We reach Calgary at the atrocious hour of two a.m., and turn out of a warm berth into a cold bed at the hotel.
Sunday, August 30th.—We attended morning service at the pretty little wooden church, the Bishop of Saskatchawan officiating.
Calgary is the capital of Alberta and is in the centre of a great ranche country. Like all these towns out west it is an unfinished conglomeration of houses, laid out in imaginary streets at right angles, in which there are few houses and more gaps. The whole is held together by a principal street, in which there are two or three pretentious new stone buildings. From here the houses straggle away into the country, the unoccupied lots being joined to them by a boarded foot-path. These towns have no depth, they are all surface and length. Laid down on the prairie there are no trees near them and they have a bare unfinished ugliness, peculiar to their new growth.

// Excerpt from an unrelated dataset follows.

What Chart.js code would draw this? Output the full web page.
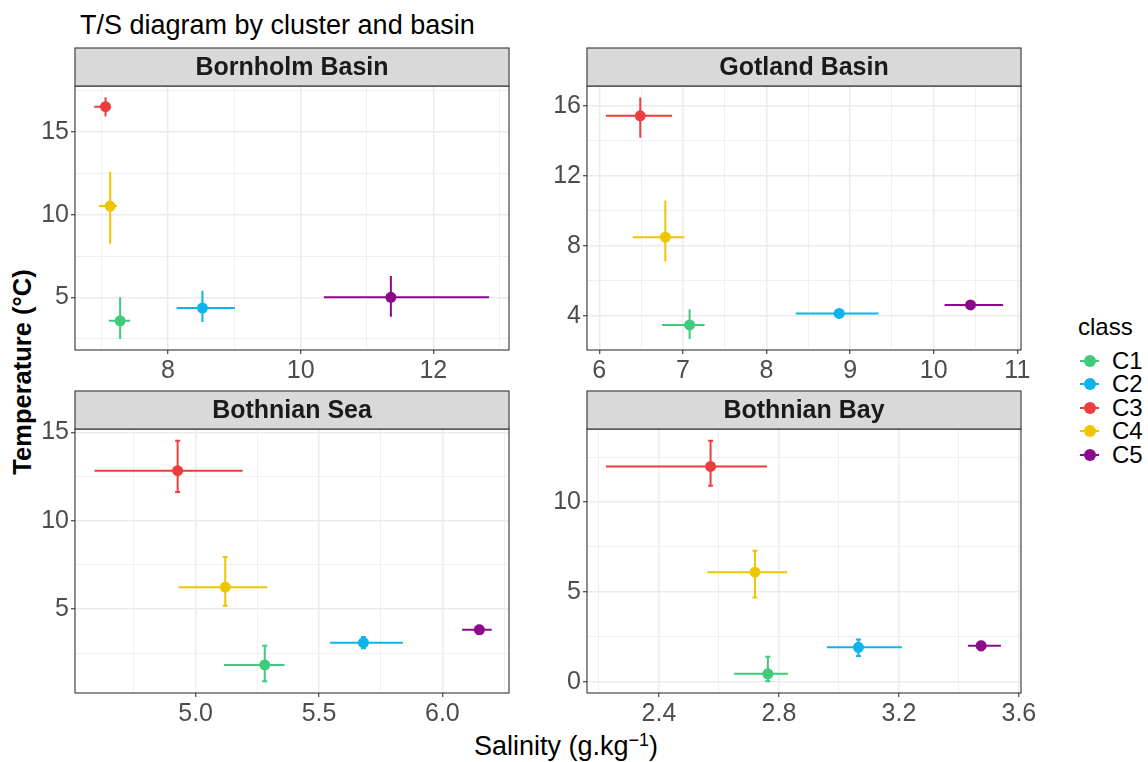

You are reminded at every turn of the reason for Calgary's existence, for its shops indicate the ranchers' wants. There are many saddlers, displaying Californian saddles, stock whips and lassoos; others have camp bedding and furniture; canned goods, that stand-by of the rancher, are evidently in great demand. The dry-goods stores are full of flannel shirts, slouching broad-brimmed hats and "chaps," or the cowboy's leather leggings reaching to the thigh. Nearly everyone you meet is English, there are few born Canadians.
The streets are full of cowboys riding their long-tailed, half-groomed bronchos at a hand gallop, or of sulkies with the unmistakable rancher, with shirt open at the throat, slouch hat, and tanned face. The chief subject of conversation is the dimensions of the ranches, the number of head of cattle and horses on each.
In the afternoon a Police team came with Mrs. McIllree, to drive us out to see one of these ranches. Out here anything from a single horse to a four-in-hand is called a "team," but this was one in our sense of the term.
We galloped across a trail on the prairie, and then wound through a "coolie," as they call the little valleys lying in between the rolling hills, and which are so frequent in this country. There are hundreds of gophers popping out of their holes, and as we see them close, sitting up with their long bodies, they look like tiny kangaroos. We espy coveys of prairie chickens, which are like our grouse.